In June, the Gaza Project—an investigative journalism initiative led by the Paris-based nonprofit Forbidden Stories—"analyzed nearly 100 cases of journalists and media workers killed in Gaza, as well as other cases in which members of the press have been allegedly targeted, threatened, or injured."
The project found "a chilling pattern" of journalists who "may have been targeted even though they were identifiable as press."

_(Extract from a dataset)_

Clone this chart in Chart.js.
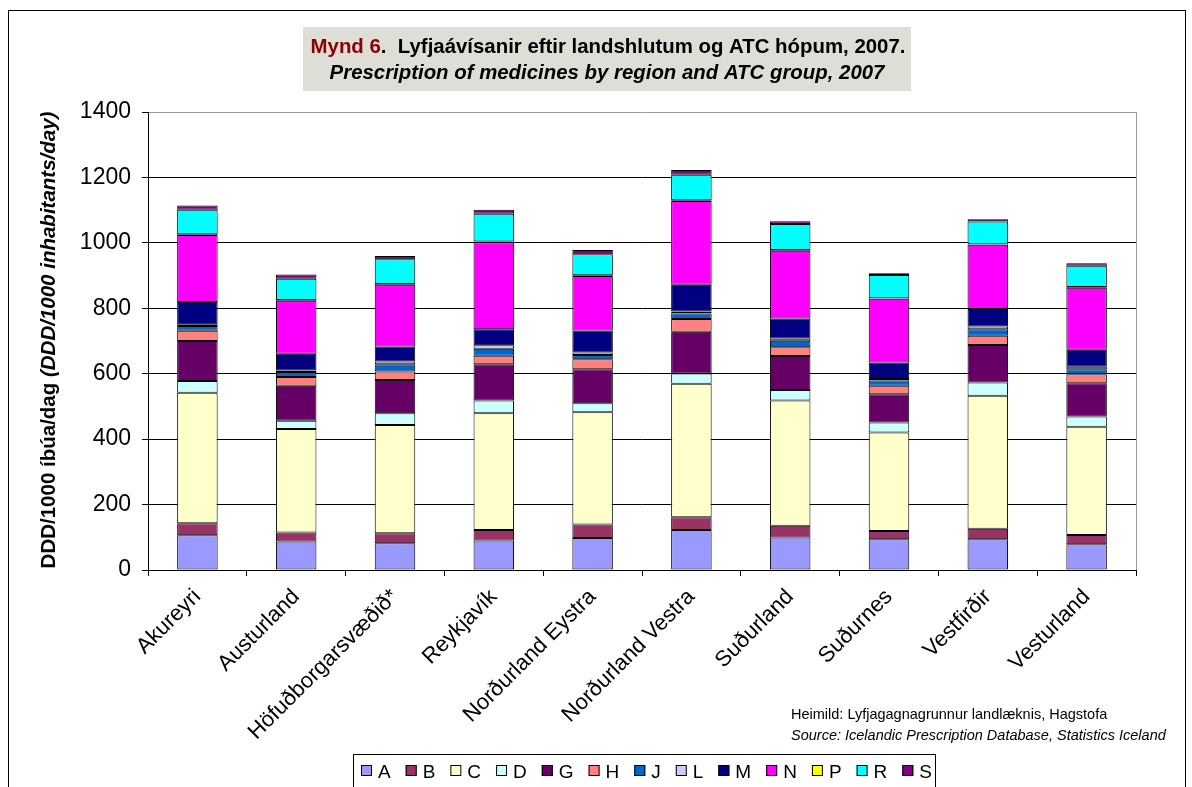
<!DOCTYPE html>
<html>
<head>
<meta charset="utf-8">
<script src="https://cdn.jsdelivr.net/npm/chart.js@4"></script>
<style>
  html, body { margin: 0; padding: 0; background: #fff; }
  #wrap { width: 1192px; height: 787px; }
</style>
</head>
<body>
<div id="wrap"><canvas id="atcChart" width="1192" height="787"></canvas></div>
<script>
// regions (x categories)
const regions = ['Akureyri', 'Austurland', 'Höfuðborgarsvæðið*', 'Reykjavík', 'Norðurland Eystra',
    'Norðurland Vestra', 'Suðurland', 'Suðurnes', 'Vestfirðir', 'Vesturland'];

// DDD/1000 inhabitants/day per ATC group, one value per region
const atcA = [106, 87, 82, 90, 98, 122, 99, 94, 94, 79];
const atcB = [37, 28, 30, 32, 41, 39, 36, 25, 32, 28];
const atcC = [399, 316, 331, 357, 343, 408, 383, 301, 407, 331];
const atcD = [36, 25, 36, 39, 28, 32, 32, 31, 40, 31];
const atcG = [122, 107, 102, 111, 104, 127, 104, 86, 115, 102];
const atcH = [31, 27, 26, 26, 30, 39, 27, 26, 28, 27];
const atcJ = [15, 15, 22, 21, 13, 17, 20, 16, 20, 16];
const atcL = [5, 5, 8, 11, 8, 6, 7, 5, 8, 7];
const atcM = [68, 51, 46, 49, 67, 82, 61, 50, 54, 52];
const atcN = [205, 162, 189, 266, 167, 256, 207, 195, 196, 190];
const atcP = [2, 2, 2, 2, 2, 2, 2, 2, 2, 2];
const atcR = [75, 65, 76, 85, 64, 78, 80, 71, 69, 65];
const atcS = [13, 13, 10, 12, 13, 15, 8, 5, 7, 8];

const yTicks = [0, 200, 400, 600, 800, 1000, 1200, 1400];

const groups = [
    ['A', atcA, '#9999FF'],
    ['B', atcB, '#993366'],
    ['C', atcC, '#FFFFCC'],
    ['D', atcD, '#CCFFFF'],
    ['G', atcG, '#660066'],
    ['H', atcH, '#FF8080'],
    ['J', atcJ, '#0066CC'],
    ['L', atcL, '#CCCCFF'],
    ['M', atcM, '#000080'],
    ['N', atcN, '#FF00FF'],
    ['P', atcP, '#FFFF00'],
    ['R', atcR, '#00FFFF'],
    ['S', atcS, '#800080'],
];

const FONT = '"Liberation Sans", Arial, Helvetica, sans-serif';

// frame, title box, axis title, legend and source note
const decor = {
    id: 'decor',
    beforeDraw(chart) {
        const ctx = chart.ctx;
        ctx.save();
        ctx.fillStyle = '#fff';
        ctx.fillRect(0, 0, chart.width, chart.height);
        ctx.strokeStyle = '#000';
        ctx.lineWidth = 1;
        ctx.strokeRect(8.5, 10.5, 1177, 800);
        ctx.restore();
    },
    afterDraw(chart) {
        const ctx = chart.ctx;
        const area = chart.chartArea;
        ctx.save();

        // plot border right
        ctx.strokeStyle = '#999';
        ctx.beginPath();
        ctx.moveTo(Math.round(area.right) + 0.5, area.top);
        ctx.lineTo(Math.round(area.right) + 0.5, area.bottom);
        ctx.stroke();

        // title box
        ctx.fillStyle = '#DEDED6';
        ctx.fillRect(303, 27, 608, 64);
        ctx.textBaseline = 'alphabetic';
        ctx.font = 'bold 20.4px ' + FONT;
        const t1a = 'Mynd 6', t1b = '.  Lyfjaávísanir eftir landshlutum og ATC hópum, 2007.';
        const w1 = ctx.measureText(t1a).width + ctx.measureText(t1b).width;
        let x = 608 - w1 / 2;
        ctx.textAlign = 'left';
        ctx.fillStyle = '#8B0000';
        ctx.fillText(t1a, x, 53);
        x += ctx.measureText(t1a).width;
        ctx.fillStyle = '#000';
        ctx.fillText(t1b, x, 53);
        ctx.font = 'italic bold 20.4px ' + FONT;
        ctx.textAlign = 'center';
        ctx.fillText('Prescription of medicines by region and ATC group, 2007', 607, 79);

        // y axis title
        ctx.save();
        ctx.translate(55, 340);
        ctx.rotate(-Math.PI / 2);
        const ya = 'DDD/1000 íbúa/dag ', yb = '(DDD/1000 inhabitants/day)';
        ctx.font = 'bold 20.5px ' + FONT;
        const wa = ctx.measureText(ya).width;
        ctx.font = 'italic bold 20.5px ' + FONT;
        const wb = ctx.measureText(yb).width;
        ctx.textAlign = 'left';
        ctx.font = 'bold 20.5px ' + FONT;
        ctx.fillText(ya, -(wa + wb) / 2, 0);
        ctx.font = 'italic bold 20.5px ' + FONT;
        ctx.fillText(yb, -(wa + wb) / 2 + wa, 0);
        ctx.restore();

        // source note
        ctx.textAlign = 'left';
        ctx.font = '14.5px ' + FONT;
        ctx.fillText('Heimild: Lyfjagagnagrunnur landlæknis, Hagstofa', 791, 719);
        ctx.font = 'italic 14.5px ' + FONT;
        ctx.fillText('Source: Icelandic Prescription Database, Statistics Iceland', 791, 740);

        // legend
        ctx.fillStyle = '#fff';
        ctx.fillRect(353, 754, 582, 40);
        ctx.strokeStyle = '#000';
        ctx.strokeRect(353.5, 754.5, 582, 40);
        ctx.font = '19px ' + FONT;
        let lx = 361;
        chart.data.datasets.forEach(ds => {
            ctx.fillStyle = ds.backgroundColor;
            ctx.fillRect(lx, 765, 11, 11);
            ctx.strokeStyle = '#000';
            ctx.strokeRect(lx + 0.5, 765.5, 10, 10);
            ctx.fillStyle = '#000';
            ctx.fillText(ds.label, lx + 17, 778);
            lx += 17 + ctx.measureText(ds.label).width + 15;
        });
        ctx.restore();
    }
};

const ctx = document.getElementById('atcChart').getContext('2d');
const atcChart = new Chart(ctx, {
    type: 'bar',
    data: {
        labels: regions,
        datasets: groups.map(g => ({
            label: g[0],
            data: g[1],
            backgroundColor: g[2],
            borderColor: '#000',
            borderWidth: 1,
            borderSkipped: false,
            categoryPercentage: 1,
            barPercentage: 0.41
        }))
    },
    options: {
        responsive: false,
        animation: false,
        devicePixelRatio: 1,
        layout: { padding: { left: 0, top: 112, right: 56, bottom: 0 } },
        plugins: {
            legend: { display: false },
            tooltip: { enabled: false },
            title: { display: false }
        },
        scales: {
            x: {
                stacked: true,
                afterFit: s => { s.height = 217; },
                grid: { drawOnChartArea: false, offset: true, tickLength: 6, color: '#000' },
                border: { color: '#000' },
                ticks: {
                    autoSkip: false, minRotation: 45, maxRotation: 45, padding: 8,
                    color: '#000', font: { family: FONT, size: 22 }
                }
            },
            y: {
                stacked: true,
                min: 0,
                max: 1400,
                afterFit: s => { s.width = 148; },
                afterBuildTicks: s => { s.ticks = yTicks.map(v => ({ value: v })); },
                grid: {
                    color: c => (c.tick && c.tick.value === 1400 ? '#999' : '#000'),
                    tickColor: '#000',
                    tickLength: 6
                },
                border: { color: '#000' },
                ticks: {
                    padding: 11, color: '#000', font: { family: FONT, size: 23 },
                    callback: v => String(v)
                }
            }
        }
    },
    plugins: [decor]
});
</script>
</body>
</html>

In one case that enraged journalists and others around the world, at least one IDF member sent 19-year-old Palestinian reporter Hassan Hamad text messages threatening him and his family if he did not stop documenting Israel's assault on Gaza, which has left more than 152,000 Palestinians dead, maimed, or missing, millions more starved or sickened, and much of the territory in ruins.
Hamad refused. Earlier this month, Israeli forces assassinated him in a drone strike on his home in the Jabalia refugee camp.
U.S. citizens working in media have also been harmed by Israeli forces while on the job in Gaza and Lebanon, where IDF bombardment and invasion have killed and wounded thousands of people.
On Tuesday, a dozen members of U.S. Congress led by Sen. Bernie Sanders (I-Vt.) urged the Biden administration—which supports Israeli with billions of dollars in military aid and diplomatic cover—to investigate Israeli attacks on journalists including Dylan Collins, who was with a group of six other reporters covering cross-border clashes between Israel and Hezbollah in southern Lebanon when an IDF tank opened fire on their position despite their clear identification as press. Collins and five others were injured, and Lebanese Reuters journalist Issam Abdallah was killed.
Israel's targeting of American journalists predates the current war and includes the 2022 killing of renowned Palestinian American Al Jazeera reporter Shireen Abu Akleh. Multiple probes have concluded Abu Akleh was deliberately targeted by an IDF sniper as she was covering a raid on the Jenin refugee camp in the illegally occupied West Bank.